Brasa helada

Durante los últimos días, autoridades y medios de comunicación han estado machacando con la llegada de una ola de frío siberiano ante la que había que tomar precauciones. Donde yo vivo, cerca de la Casa de Campo, el frío es muy intenso durante todo el invierno, haya ola o no. Pero de tanto repetirlo la gente se lo ha tomado en serio y hoy, aunque el frío es el mismo y sólo el viento se ha incrementado, todos caminamos encogidos, abrumados por la helada, conscientes de que ha llegado la ola de frío. Las conversaciones, las caras, los gestos, por menudos que sean, insisten en ello: ha llegado. Hace frío.
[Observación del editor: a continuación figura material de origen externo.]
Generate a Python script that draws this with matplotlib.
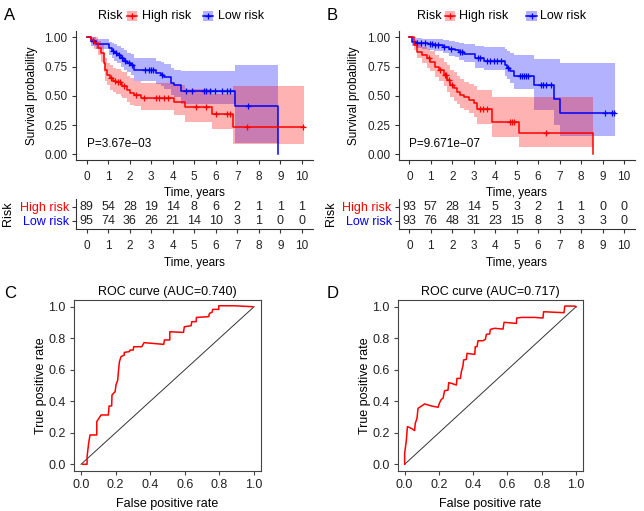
import numpy as np
import matplotlib
matplotlib.use("Agg")
import matplotlib.pyplot as plt
from matplotlib.patches import Rectangle
from matplotlib.lines import Line2D

plt.rcParams['font.family'] = ['Liberation Sans', 'DejaVu Sans']

# ---------------- data ----------------
years = list(range(0, 11))

# panel A  (step times, survival, lower/upper CI, last follow-up)
a_high_t = [0, 0.19, 0.34, 0.5, 0.65, 0.78, 0.85, 0.96, 1.09, 1.2, 1.35, 1.58, 1.66, 1.89, 2.02, 2.2, 2.51, 4.05, 4.55, 5.82, 6.82]
a_high_s = [1.0, 0.98, 0.95, 0.91, 0.865, 0.78, 0.72, 0.68, 0.65, 0.63, 0.615, 0.60, 0.58, 0.55, 0.525, 0.51, 0.485, 0.45, 0.405, 0.345, 0.23]
a_high_lo = [1.0, 0.95, 0.90, 0.85, 0.79, 0.70, 0.63, 0.59, 0.55, 0.53, 0.52, 0.50, 0.48, 0.45, 0.42, 0.41, 0.38, 0.34, 0.28, 0.22, 0.09]
a_high_hi = [1.0, 1.0, 1.0, 0.97, 0.94, 0.87, 0.82, 0.78, 0.76, 0.74, 0.73, 0.71, 0.70, 0.67, 0.65, 0.63, 0.61, 0.59, 0.56, 0.52, 0.58]
a_high_end = 10.1
a_high_cens = [1.15, 1.3, 1.45, 1.55, 1.75, 2.3, 2.67, 3.2, 3.36, 3.6, 3.8, 5.07, 5.53, 6.0, 6.54, 6.67, 7.47, 10.08]

a_low_t = [0, 0.19, 0.42, 1.04, 1.19, 1.27, 1.43, 1.58, 1.74, 1.89, 2.05, 2.2, 3.2, 3.44, 3.6, 3.9, 4.06, 4.4, 6.9, 8.9]
a_low_s = [1.0, 0.965, 0.94, 0.905, 0.88, 0.865, 0.845, 0.825, 0.80, 0.78, 0.765, 0.72, 0.695, 0.68, 0.658, 0.61, 0.59, 0.545, 0.41, 0.0]
a_low_lo = [1.0, 0.93, 0.90, 0.85, 0.82, 0.80, 0.78, 0.75, 0.72, 0.70, 0.68, 0.63, 0.60, 0.58, 0.56, 0.51, 0.49, 0.43, 0.10, 0.0]
a_low_hi = [1.0, 1.0, 0.99, 0.96, 0.95, 0.94, 0.93, 0.91, 0.89, 0.87, 0.86, 0.82, 0.80, 0.79, 0.77, 0.74, 0.72, 0.71, 0.76, 0.0]
a_low_end = 8.9
a_low_cens = [0.3, 1.2, 1.35, 1.5, 1.65, 1.8, 1.95, 2.1, 2.7, 2.9, 3.0, 3.1, 3.5, 4.6, 4.9, 5.46, 5.53, 5.72, 5.95, 6.3, 6.54, 6.67, 7.5]

# panel B
b_high_t = [0, 0.2, 0.36, 0.59, 0.82, 0.98, 1.21, 1.37, 1.6, 1.76, 1.91, 2.07, 2.22, 2.38, 2.54, 2.77, 3.0, 3.16, 3.83, 5.1, 8.58]
b_high_s = [1.0, 0.935, 0.877, 0.85, 0.82, 0.79, 0.75, 0.72, 0.68, 0.635, 0.593, 0.564, 0.536, 0.507, 0.487, 0.464, 0.436, 0.385, 0.275, 0.18, 0.0]
b_high_lo = [1.0, 0.89, 0.82, 0.78, 0.74, 0.71, 0.66, 0.63, 0.58, 0.53, 0.49, 0.46, 0.43, 0.40, 0.38, 0.35, 0.32, 0.26, 0.15, 0.065, 0.0]
b_high_hi = [1.0, 0.98, 0.94, 0.92, 0.90, 0.88, 0.85, 0.82, 0.79, 0.76, 0.72, 0.70, 0.67, 0.64, 0.62, 0.60, 0.58, 0.55, 0.49, 0.49, 0.0]
b_high_end = 8.58
b_high_cens = [0.9, 1.45, 1.65, 1.7, 1.85, 2.0, 3.3, 3.45, 3.6, 4.7, 4.78, 4.86, 6.38]

b_low_t = [0, 0.12, 0.3, 0.59, 0.85, 1.13, 1.55, 1.84, 2.15, 2.3, 2.53, 3.08, 3.47, 4.48, 4.56, 4.71, 4.87, 5.8, 6.75, 7.0]
b_low_s = [1.0, 0.963, 0.954, 0.949, 0.943, 0.934, 0.92, 0.897, 0.89, 0.877, 0.857, 0.82, 0.80, 0.764, 0.735, 0.71, 0.667, 0.593, 0.47, 0.355]
b_low_lo = [1.0, 0.93, 0.91, 0.90, 0.895, 0.88, 0.865, 0.84, 0.83, 0.81, 0.79, 0.74, 0.72, 0.67, 0.64, 0.61, 0.56, 0.38, 0.25, 0.16]
b_low_hi = [1.0, 1.0, 0.995, 0.99, 0.99, 0.985, 0.975, 0.965, 0.96, 0.955, 0.945, 0.93, 0.92, 0.90, 0.885, 0.866, 0.846, 0.817, 0.817, 0.78]
b_low_end = 9.6
b_low_cens = [0.35, 0.55, 0.75, 0.95, 1.05, 1.2, 1.35, 1.6, 1.95, 2.35, 2.45, 3.2, 3.3, 3.6, 3.75, 3.95, 4.1, 4.25, 4.6, 5.17, 5.26, 5.35, 5.44, 5.55, 6.13, 6.25, 6.38, 6.6, 9.1, 9.44, 9.52]

a_risk_high = [89, 54, 28, 19, 14, 8, 6, 2, 1, 1, 1]
a_risk_low = [95, 74, 36, 26, 21, 14, 10, 3, 1, 0, 0]
b_risk_high = [93, 57, 28, 14, 5, 3, 2, 1, 1, 0, 0]
b_risk_low = [93, 76, 48, 31, 23, 15, 8, 3, 3, 3, 0]

a_pval = "P=3.67e\u221203"
b_pval = "P=9.671e\u221207"

# ROC curves
c_fpr = [0.01, 0.035, 0.035, 0.044, 0.052, 0.091, 0.091, 0.116, 0.158, 0.162, 0.177, 0.179, 0.197, 0.202, 0.212, 0.216, 0.222, 0.231, 0.25, 0.25, 0.279, 0.283, 0.302, 0.304, 0.351, 0.364, 0.478, 0.482, 0.513, 0.513, 0.592, 0.597, 0.636, 0.640, 0.665, 0.667, 0.738, 0.742, 0.757, 0.761, 0.796, 0.796, 0.886, 0.992]
c_tpr = [0.0, 0.0, 0.049, 0.133, 0.186, 0.186, 0.271, 0.313, 0.313, 0.370, 0.370, 0.440, 0.461, 0.503, 0.535, 0.588, 0.651, 0.683, 0.693, 0.710, 0.715, 0.725, 0.725, 0.746, 0.746, 0.772, 0.761, 0.789, 0.789, 0.841, 0.837, 0.873, 0.879, 0.905, 0.905, 0.932, 0.937, 0.958, 0.964, 0.983, 0.983, 1.006, 1.006, 1.0]
c_auc = 0.740

d_fpr = [0.0, 0.0, 0.010, 0.016, 0.039, 0.058, 0.062, 0.072, 0.078, 0.093, 0.117, 0.156, 0.195, 0.204, 0.214, 0.224, 0.233, 0.253, 0.257, 0.272, 0.302, 0.305, 0.325, 0.331, 0.340, 0.344, 0.360, 0.364, 0.389, 0.409, 0.412, 0.422, 0.428, 0.457, 0.471, 0.477, 0.496, 0.500, 0.525, 0.574, 0.580, 0.652, 0.654, 0.681, 0.759, 0.807, 0.811, 0.930, 0.934, 0.992, 1.0]
d_tpr = [0.0, 0.070, 0.154, 0.239, 0.228, 0.214, 0.260, 0.292, 0.355, 0.366, 0.383, 0.370, 0.362, 0.391, 0.412, 0.419, 0.467, 0.471, 0.518, 0.514, 0.503, 0.545, 0.545, 0.588, 0.624, 0.662, 0.666, 0.704, 0.700, 0.698, 0.746, 0.746, 0.784, 0.784, 0.793, 0.825, 0.827, 0.856, 0.863, 0.858, 0.901, 0.894, 0.928, 0.932, 0.932, 0.928, 0.968, 0.962, 1.004, 1.004, 1.0]
d_auc = 0.717

RED = '#FF0000'
BLUE = '#0000FF'
TXT = '#222222'
FS = 8.5

fig = plt.figure(figsize=(6.44, 5.11), dpi=100)


def px_axes(l, t, r, b):
    return fig.add_axes([l / 644, 1 - b / 511, (r - l) / 644, (b - t) / 511])


def km_group(ax, t, s, lo, hi, end, cens, col):
    t = list(t) + [end]
    s = list(s) + [s[-1]]
    lo = list(lo) + [lo[-1]]
    hi = list(hi) + [hi[-1]]
    ax.fill_between(t, lo, hi, step='post', color=col, alpha=0.3, lw=0)
    ax.step(t, s, where='post', color=col, lw=1.1)
    idx = np.searchsorted(t, cens, side='right') - 1
    ax.plot(cens, np.array(s)[idx], ls='none', marker='+', ms=4.5, mew=0.9, color=col)


def style_gg(ax):
    for sp in ['top', 'right']:
        ax.spines[sp].set_visible(False)
    for sp in ['left', 'bottom']:
        ax.spines[sp].set_color('#333333')
        ax.spines[sp].set_linewidth(0.8)
    ax.tick_params(length=3, width=0.8, color='#333333', labelsize=FS, labelcolor=TXT, pad=5)
    ax.set_xlim(-0.5, 10.5)
    ax.set_xticks(years)


def km_panel(l, r, hi_data, lo_data, pval, risk_h, risk_l, letter, leg):
    ax = px_axes(l, 31.5, r, 160.2)
    km_group(ax, *lo_data, BLUE)
    km_group(ax, *hi_data, RED)
    style_gg(ax)
    ax.set_ylim(-0.05, 1.05)
    ax.set_yticks([0, 0.25, 0.5, 0.75, 1.0])
    ax.set_yticklabels(['0.00', '0.25', '0.50', '0.75', '1.00'])
    ax.tick_params(axis='y', pad=3)
    ax.set_xlabel('Time, years', fontsize=FS, labelpad=3)
    ax.set_ylabel('Survival probability', fontsize=FS, labelpad=5)
    ax.text(0.0, 0.09, pval, fontsize=FS, va='center', ha='left')

    tb = px_axes(l, 198.5, r, 229.3)
    style_gg(tb)
    tb.set_ylim(0.4, 2.6)
    tb.set_yticks([2, 1])
    tb.set_yticklabels(['High risk', 'Low risk'], fontsize=FS + 0.5)
    for lab, col in zip(tb.get_yticklabels(), [RED, BLUE]):
        lab.set_color(col)
    tb.tick_params(axis='y', pad=2)
    for yr, nh, nl in zip(years, risk_h, risk_l):
        tb.text(yr, 2, str(nh), ha='center', va='center', fontsize=FS + 0.5, color=TXT)
        tb.text(yr, 1, str(nl), ha='center', va='center', fontsize=FS + 0.5, color=TXT)
    tb.set_xlabel('Time, years', fontsize=FS, labelpad=3)
    tb.set_ylabel('Risk', fontsize=FS + 0.5, labelpad=4)

    # legend on top
    x_risk, k1, t1, k2, t2 = leg
    y = 1 - 16 / 511
    fig.text(x_risk / 644, y, 'Risk', fontsize=FS + 0.5, va='center', ha='left')
    for kx, tx, col, name in [(k1, t1, RED, 'High risk'), (k2, t2, BLUE, 'Low risk')]:
        fig.add_artist(Rectangle((kx / 644, 1 - 21 / 511), 10.5 / 644, 9.5 / 511,
                                 transform=fig.transFigure, color=col, alpha=0.3, lw=0))
        fig.add_artist(Line2D([kx / 644, (kx + 10.5) / 644], [y, y], transform=fig.transFigure, color=col, lw=1.1))
        fig.add_artist(Line2D([(kx + 5.25) / 644], [y], transform=fig.transFigure, color=col,
                              marker='+', ms=4.5, mew=0.9))
        fig.text(tx / 644, y, name, fontsize=FS + 0.5, va='center', ha='left')
    fig.text(letter[1] / 644, 1 - 15 / 511, letter[0], fontsize=12, va='center', ha='left')


km_panel(76, 312.5,
         (a_high_t, a_high_s, a_high_lo, a_high_hi, a_high_end, a_high_cens),
         (a_low_t, a_low_s, a_low_lo, a_low_hi, a_low_end, a_low_cens),
         a_pval, a_risk_high, a_risk_low, ('A', 4), (98.3, 126.7, 141.7, 202.7, 218.3))
km_panel(398.6, 634.7,
         (b_high_t, b_high_s, b_high_lo, b_high_hi, b_high_end, b_high_cens),
         (b_low_t, b_low_s, b_low_lo, b_low_hi, b_low_end, b_low_cens),
         b_pval, b_risk_high, b_risk_low, ('B', 327), (417, 444.7, 458.7, 526.3, 540.3))


def roc_panel(l, r, fpr, tpr, auc, letter, lx):
    ax = px_axes(l, 300.4, r, 470.6)
    ax.plot([0, 1], [0, 1], color='#333333', lw=0.7)
    ax.plot(fpr, tpr, color=RED, lw=1.1)
    ax.set_xlim(-0.04, 1.04)
    ax.set_ylim(-0.04, 1.04)
    ticks = [0.0, 0.2, 0.4, 0.6, 0.8, 1.0]
    ax.set_xticks(ticks)
    ax.set_yticks(ticks)
    for sp in ax.spines.values():
        sp.set_color('#444444')
        sp.set_linewidth(0.8)
    ax.tick_params(length=3, width=0.8, color='#444444', labelsize=FS + 0.5, labelcolor=TXT, pad=3)
    ax.set_xlabel('False positive rate', fontsize=FS + 0.5, labelpad=5)
    ax.set_ylabel('True positive rate', fontsize=FS + 0.5, labelpad=1)
    ax.set_title('ROC curve (AUC=%.3f)' % auc, fontsize=FS + 0.5, pad=4)
    fig.text(lx / 644, 1 - 293 / 511, letter, fontsize=12, va='center', ha='left')


roc_panel(74.1, 261, c_fpr, c_tpr, c_auc, 'C', 4)
roc_panel(397.8, 582.9, d_fpr, d_tpr, d_auc, 'D', 327)

fig.savefig('out.png', dpi=100)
Siempre que se produce una de estas pruebas del poder de la persuasión recuerdo el clásico experimento del doctor Mesmer en los estertores del siglo XVIII, cuando, vendados los ojos, hizo creer a un pobre infeliz que le cortaban las venas del brazo y su sangre se derramaba en un balde. El sujeto -un convicto voluntario al que prometieron obtener la libertad si colaboraba, y vaya si la obtuvo-, convencido por la sugestión de que perdía a borbotones la sangre mientras sonaba un chorro de agua en una pila, murió de terror. No morimos de frío sugestionados por la ola siberiana, pero la persuasión consigue que bebamos lo que bebemos, comamos lo que comemos y hasta que votemos a quien votamos, sentados con los ojos vendados, convencidos de que la sangre que oímos caer en el balde es de los otros.